Proclus: On Plato Cratylus, 83,1-5, trans. Duvick

It’s interesting that Duvick has decided to (or the text necessitated?) capitalize instances of God(dess(e)(s)) when the word is referring to a specific deity. Otherwise, I pulled this quotation out because it is an interesting take on divine marriage.

That’s all for now. I’ve pulled the Republic up on my Kobo and will be reading that next.

📚

3 thoughts on “A Miscellany of Quotations — Olympiodorus, Aristotle, Bryant, Proclus

  1. So much great stuff here, but for now, I’ll just focus on one piece.

    The notion of “not being the same from an information provenance perspective” hits the nail exactly on the head. In India, across traditions, “information provenance” is the central question of epistemology; indeed, the subject is called pramāṇavāda, literally “the science of the instruments/sources of knowledge,” and it is precisely the (causal) provenance of any occurent cognition which determines its epistemic status. For most schools, memory/recollection is never knowledge properly so-called, precisely because the provenance is wrong; in technical terms, such awarenesses are not produced by an appropriate instrument (causal process).

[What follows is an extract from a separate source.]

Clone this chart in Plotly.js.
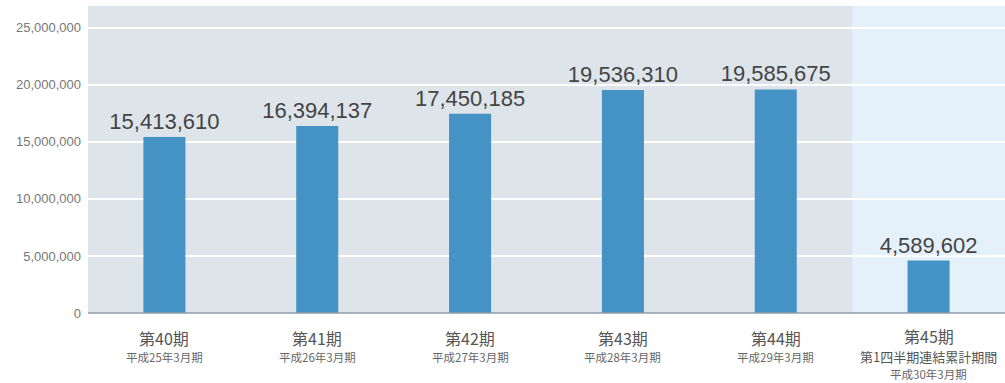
<!DOCTYPE html>
<html><head><meta charset="utf-8">
<script src="https://cdn.plot.ly/plotly-3.0.1.min.js"></script>
<style>body{margin:0;background:#fff}#c{width:1005px;height:383px}</style>
</head><body><div id="c"></div>
<script>
var categories = ["第40期","第41期","第42期","第43期","第44期","第45期"];
var periods = ["平成25年3月期","平成26年3月期","平成27年3月期","平成28年3月期","平成29年3月期","平成30年3月期"];
var extraNote = ["","","","","","第1四半期連結累計期間"];
var values = [15413610, 16394137, 17450185, 19536310, 19585675, 4589602];
var yTicks = [0, 5000000, 10000000, 15000000, 20000000, 25000000];
var yTickText = ["0","5,000,000","10,000,000","15,000,000","20,000,000","25,000,000"];

var xIdx = categories.map(function(_, i){ return i; });
var labels = values.map(function(v){ return v.toLocaleString('en-US'); });

var trace = {
  type: 'bar', x: xIdx, y: values, width: 0.275,
  marker: {color: '#4592C4'},
  text: labels, textposition: 'outside', cliponaxis: false, constraintext: 'none',
  textfont: {family: 'Liberation Sans, Arial, sans-serif', size: 22, color: '#444'},
  hoverinfo: 'skip'
};

var ann = [];
categories.forEach(function(c, i){
  var hasNote = extraNote[i] !== "";
  ann.push({x: i, y: 0, xref: 'x', yref: 'paper', text: c, showarrow: false,
    yanchor: 'middle', yshift: hasNote ? -23 : -25, font: {family: 'Noto Sans CJK JP, sans-serif', size: 16, color: '#555'}});
  if (hasNote) {
    ann.push({x: i, y: 0, xref: 'x', yref: 'paper', text: extraNote[i], showarrow: false,
      yanchor: 'middle', yshift: -43, font: {family: 'Noto Sans CJK JP, sans-serif', size: 13, color: '#555'}});
  }
  ann.push({x: i, y: 0, xref: 'x', yref: 'paper', text: periods[i], showarrow: false,
    yanchor: 'middle', yshift: hasNote ? -61 : -44, font: {family: 'Noto Sans CJK JP, sans-serif', size: 11.5, color: '#666'}});
});

var layout = {
  width: 1005, height: 383,
  margin: {l: 88, r: 0, t: 6, b: 70},
  paper_bgcolor: '#ffffff', plot_bgcolor: '#DDE5EB',
  showlegend: false,
  xaxis: {range: [-0.5, 5.5], showticklabels: false, showgrid: false, zeroline: false,
    fixedrange: true, showline: false},
  yaxis: {range: [0, 26900000], tickvals: yTicks, ticktext: yTickText, showgrid: true,
    gridcolor: '#ffffff', gridwidth: 2, zeroline: false, ticks: '', ticklabelstandoff: 6,
    tickfont: {family: 'Liberation Sans Narrow, Arial Narrow, sans-serif', size: 13, color: '#777'},
    showline: false},
  shapes: [
    {type: 'rect', xref: 'x', yref: 'paper', x0: 4.5, x1: 5.5, y0: 0, y1: 1,
      fillcolor: '#E4F1FB', line: {width: 0}, layer: 'below'},
    {type: 'line', xref: 'paper', yref: 'paper', x0: 0, x1: 1, y0: 0, y1: 0,
      line: {color: '#8E9DAA', width: 1.5}}
  ],
  annotations: ann
};
Plotly.newPlot('c', [trace], layout, {displayModeBar: false, staticPlot: true});
</script></body></html>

    Of course, being caused by saṃskāras is not sufficient to make the resulting awareness a “memory/recollection.” Nearly every awareness we have (whether through perception, inference, testimony, hallucination, dream, etc.) is conditioned by various saṃskāras. About the only cases which might not be are what non-conceptual (nirvikalpaka) perceptions—the awareness of a bare particular, without classifying it into under any categories or concepts at all—and, perhaps, certain kinds of yogic awarenesses. Of these two types of cases, I’m fairly confident of the former, and not at all sure about the latter. But regardless of these possible exceptions, whenever we’re dealing with ordinary, conceptual/concept-laden (savikalpaka) awarenesses, we’re also dealing with saṃskāras.

    To borrow (or perhaps misappropriate) some Platonic terminology, the two different exceptions seem to be a case of what Proclus calls “the likeness of dissimilars.” The two exceptions are alike in being concept-free, and perhaps saṃskāra-free as well; they are dissimilar in that one gets that status by being completely below the level of concepts, while the other gets it by totally and completely transcending the level of concepts.

    I could probably go on quite a bit more on this, but perhaps that would be better suited to a blog post of my own, rather than a comment. In any case, thank you for this wonderful fodder for reflection… and thank you for sharing it as a long-form blog post, which invites careful and repeated consideration!